**Instructions for the task**:
All of the material below is to be repeated exactly.

**Source data**:
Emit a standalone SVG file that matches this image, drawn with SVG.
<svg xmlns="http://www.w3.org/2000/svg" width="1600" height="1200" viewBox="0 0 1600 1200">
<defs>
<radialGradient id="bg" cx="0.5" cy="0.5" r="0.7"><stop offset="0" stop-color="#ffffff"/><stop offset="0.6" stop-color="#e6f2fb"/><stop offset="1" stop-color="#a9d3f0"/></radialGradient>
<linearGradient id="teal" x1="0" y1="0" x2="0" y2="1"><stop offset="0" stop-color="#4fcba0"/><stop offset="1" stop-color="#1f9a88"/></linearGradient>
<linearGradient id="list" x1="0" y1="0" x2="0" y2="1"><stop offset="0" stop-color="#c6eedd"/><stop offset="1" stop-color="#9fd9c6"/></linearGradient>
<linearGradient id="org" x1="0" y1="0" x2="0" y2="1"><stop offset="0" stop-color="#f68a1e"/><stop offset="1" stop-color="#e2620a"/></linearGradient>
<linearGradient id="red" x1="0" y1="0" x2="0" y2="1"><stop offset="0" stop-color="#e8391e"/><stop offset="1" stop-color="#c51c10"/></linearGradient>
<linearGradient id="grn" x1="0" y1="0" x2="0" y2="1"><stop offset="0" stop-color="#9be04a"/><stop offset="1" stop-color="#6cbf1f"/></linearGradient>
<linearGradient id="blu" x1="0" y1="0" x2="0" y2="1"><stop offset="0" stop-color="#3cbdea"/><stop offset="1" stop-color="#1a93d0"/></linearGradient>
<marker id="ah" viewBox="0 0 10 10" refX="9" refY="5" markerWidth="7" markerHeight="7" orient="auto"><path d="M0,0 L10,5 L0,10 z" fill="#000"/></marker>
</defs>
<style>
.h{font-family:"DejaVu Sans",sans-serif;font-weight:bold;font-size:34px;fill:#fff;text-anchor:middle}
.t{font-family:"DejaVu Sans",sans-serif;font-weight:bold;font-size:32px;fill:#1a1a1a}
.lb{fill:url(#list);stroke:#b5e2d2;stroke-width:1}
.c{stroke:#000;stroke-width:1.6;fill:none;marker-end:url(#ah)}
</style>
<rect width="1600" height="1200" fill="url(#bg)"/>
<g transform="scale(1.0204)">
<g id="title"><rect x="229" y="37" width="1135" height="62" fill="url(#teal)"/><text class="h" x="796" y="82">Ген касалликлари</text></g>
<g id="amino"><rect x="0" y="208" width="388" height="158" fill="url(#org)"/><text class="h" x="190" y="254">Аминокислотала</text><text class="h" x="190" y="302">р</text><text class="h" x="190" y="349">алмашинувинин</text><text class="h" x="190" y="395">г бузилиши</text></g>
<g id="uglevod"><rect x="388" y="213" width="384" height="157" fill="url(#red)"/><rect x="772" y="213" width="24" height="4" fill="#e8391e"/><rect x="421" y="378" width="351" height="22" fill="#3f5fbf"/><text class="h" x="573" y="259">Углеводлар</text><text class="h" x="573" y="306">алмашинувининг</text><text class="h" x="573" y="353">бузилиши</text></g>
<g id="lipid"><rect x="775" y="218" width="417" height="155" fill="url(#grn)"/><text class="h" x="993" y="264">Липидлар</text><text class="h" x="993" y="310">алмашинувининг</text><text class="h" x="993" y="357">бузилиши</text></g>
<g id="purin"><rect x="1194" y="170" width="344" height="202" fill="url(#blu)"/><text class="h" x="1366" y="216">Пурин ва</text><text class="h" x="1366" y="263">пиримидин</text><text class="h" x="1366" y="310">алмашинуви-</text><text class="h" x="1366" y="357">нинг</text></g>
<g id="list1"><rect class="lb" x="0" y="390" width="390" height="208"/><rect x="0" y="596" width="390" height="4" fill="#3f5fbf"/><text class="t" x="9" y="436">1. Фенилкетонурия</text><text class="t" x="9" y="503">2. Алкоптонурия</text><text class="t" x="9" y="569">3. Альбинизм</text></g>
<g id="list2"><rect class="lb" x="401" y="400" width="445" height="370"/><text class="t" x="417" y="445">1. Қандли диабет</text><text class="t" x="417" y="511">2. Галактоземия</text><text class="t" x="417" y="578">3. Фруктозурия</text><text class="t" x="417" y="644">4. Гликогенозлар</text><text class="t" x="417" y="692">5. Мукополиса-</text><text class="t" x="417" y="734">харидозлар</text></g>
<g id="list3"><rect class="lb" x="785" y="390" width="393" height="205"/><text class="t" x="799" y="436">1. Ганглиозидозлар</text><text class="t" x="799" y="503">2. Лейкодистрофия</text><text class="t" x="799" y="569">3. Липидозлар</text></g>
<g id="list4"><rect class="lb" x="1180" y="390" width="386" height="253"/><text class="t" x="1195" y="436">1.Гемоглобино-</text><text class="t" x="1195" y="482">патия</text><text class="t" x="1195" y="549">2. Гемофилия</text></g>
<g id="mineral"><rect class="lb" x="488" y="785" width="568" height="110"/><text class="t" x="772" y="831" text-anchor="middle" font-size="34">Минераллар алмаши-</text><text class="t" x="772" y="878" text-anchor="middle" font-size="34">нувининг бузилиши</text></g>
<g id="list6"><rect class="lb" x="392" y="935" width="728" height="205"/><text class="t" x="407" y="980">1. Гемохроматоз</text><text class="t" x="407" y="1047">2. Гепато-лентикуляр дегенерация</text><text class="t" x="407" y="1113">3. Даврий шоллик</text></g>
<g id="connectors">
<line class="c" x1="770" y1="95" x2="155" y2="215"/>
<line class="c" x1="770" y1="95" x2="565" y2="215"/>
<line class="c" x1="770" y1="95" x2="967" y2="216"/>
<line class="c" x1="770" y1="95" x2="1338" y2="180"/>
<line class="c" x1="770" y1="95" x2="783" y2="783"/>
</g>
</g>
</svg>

**Solved exercise**:
Emit a standalone SVG file that matches this image, drawn with SVG.
<svg xmlns="http://www.w3.org/2000/svg" width="1600" height="1200" viewBox="0 0 1600 1200">
<defs>
<radialGradient id="bg" cx="0.5" cy="0.5" r="0.7"><stop offset="0" stop-color="#ffffff"/><stop offset="0.6" stop-color="#e6f2fb"/><stop offset="1" stop-color="#a9d3f0"/></radialGradient>
<linearGradient id="teal" x1="0" y1="0" x2="0" y2="1"><stop offset="0" stop-color="#4fcba0"/><stop offset="1" stop-color="#1f9a88"/></linearGradient>
<linearGradient id="list" x1="0" y1="0" x2="0" y2="1"><stop offset="0" stop-color="#c6eedd"/><stop offset="1" stop-color="#9fd9c6"/></linearGradient>
<linearGradient id="org" x1="0" y1="0" x2="0" y2="1"><stop offset="0" stop-color="#f68a1e"/><stop offset="1" stop-color="#e2620a"/></linearGradient>
<linearGradient id="red" x1="0" y1="0" x2="0" y2="1"><stop offset="0" stop-color="#e8391e"/><stop offset="1" stop-color="#c51c10"/></linearGradient>
<linearGradient id="grn" x1="0" y1="0" x2="0" y2="1"><stop offset="0" stop-color="#9be04a"/><stop offset="1" stop-color="#6cbf1f"/></linearGradient>
<linearGradient id="blu" x1="0" y1="0" x2="0" y2="1"><stop offset="0" stop-color="#3cbdea"/><stop offset="1" stop-color="#1a93d0"/></linearGradient>
<marker id="ah" viewBox="0 0 10 10" refX="9" refY="5" markerWidth="7" markerHeight="7" orient="auto"><path d="M0,0 L10,5 L0,10 z" fill="#000"/></marker>
</defs>
<style>
.h{font-family:"DejaVu Sans",sans-serif;font-weight:bold;font-size:34px;fill:#fff;text-anchor:middle}
.t{font-family:"DejaVu Sans",sans-serif;font-weight:bold;font-size:32px;fill:#1a1a1a}
.lb{fill:url(#list);stroke:#b5e2d2;stroke-width:1}
.c{stroke:#000;stroke-width:1.6;fill:none;marker-end:url(#ah)}
</style>
<rect width="1600" height="1200" fill="url(#bg)"/>
<g transform="scale(1.0204)">
<g id="title"><rect x="229" y="37" width="1135" height="62" fill="url(#teal)"/><text class="h" x="796" y="82">Ген касалликлари</text></g>
<g id="amino"><rect x="0" y="208" width="388" height="158" fill="url(#org)"/><text class="h" x="190" y="254">Аминокислотала</text><text class="h" x="190" y="302">р</text><text class="h" x="190" y="349">алмашинувинин</text><text class="h" x="190" y="395">г бузилиши</text></g>
<g id="uglevod"><rect x="388" y="213" width="384" height="157" fill="url(#red)"/><rect x="772" y="213" width="24" height="4" fill="#e8391e"/><rect x="421" y="378" width="351" height="22" fill="#3f5fbf"/><text class="h" x="573" y="259">Углеводлар</text><text class="h" x="573" y="306">алмашинувининг</text><text class="h" x="573" y="353">бузилиши</text></g>
<g id="lipid"><rect x="775" y="218" width="417" height="155" fill="url(#grn)"/><text class="h" x="993" y="264">Липидлар</text><text class="h" x="993" y="310">алмашинувининг</text><text class="h" x="993" y="357">бузилиши</text></g>
<g id="purin"><rect x="1194" y="170" width="344" height="202" fill="url(#blu)"/><text class="h" x="1366" y="216">Пурин ва</text><text class="h" x="1366" y="263">пиримидин</text><text class="h" x="1366" y="310">алмашинуви-</text><text class="h" x="1366" y="357">нинг</text></g>
<g id="list1"><rect class="lb" x="0" y="390" width="390" height="208"/><rect x="0" y="596" width="390" height="4" fill="#3f5fbf"/><text class="t" x="9" y="436">1. Фенилкетонурия</text><text class="t" x="9" y="503">2. Алкоптонурия</text><text class="t" x="9" y="569">3. Альбинизм</text></g>
<g id="list2"><rect class="lb" x="401" y="400" width="445" height="370"/><text class="t" x="417" y="445">1. Қандли диабет</text><text class="t" x="417" y="511">2. Галактоземия</text><text class="t" x="417" y="578">3. Фруктозурия</text><text class="t" x="417" y="644">4. Гликогенозлар</text><text class="t" x="417" y="692">5. Мукополиса-</text><text class="t" x="417" y="734">харидозлар</text></g>
<g id="list3"><rect class="lb" x="785" y="390" width="393" height="205"/><text class="t" x="799" y="436">1. Ганглиозидозлар</text><text class="t" x="799" y="503">2. Лейкодистрофия</text><text class="t" x="799" y="569">3. Липидозлар</text></g>
<g id="list4"><rect class="lb" x="1180" y="390" width="386" height="253"/><text class="t" x="1195" y="436">1.Гемоглобино-</text><text class="t" x="1195" y="482">патия</text><text class="t" x="1195" y="549">2. Гемофилия</text></g>
<g id="mineral"><rect class="lb" x="488" y="785" width="568" height="110"/><text class="t" x="772" y="831" text-anchor="middle" font-size="34">Минераллар алмаши-</text><text class="t" x="772" y="878" text-anchor="middle" font-size="34">нувининг бузилиши</text></g>
<g id="list6"><rect class="lb" x="392" y="935" width="728" height="205"/><text class="t" x="407" y="980">1. Гемохроматоз</text><text class="t" x="407" y="1047">2. Гепато-лентикуляр дегенерация</text><text class="t" x="407" y="1113">3. Даврий шоллик</text></g>
<g id="connectors">
<line class="c" x1="770" y1="95" x2="155" y2="215"/>
<line class="c" x1="770" y1="95" x2="565" y2="215"/>
<line class="c" x1="770" y1="95" x2="967" y2="216"/>
<line class="c" x1="770" y1="95" x2="1338" y2="180"/>
<line class="c" x1="770" y1="95" x2="783" y2="783"/>
</g>
</g>
</svg>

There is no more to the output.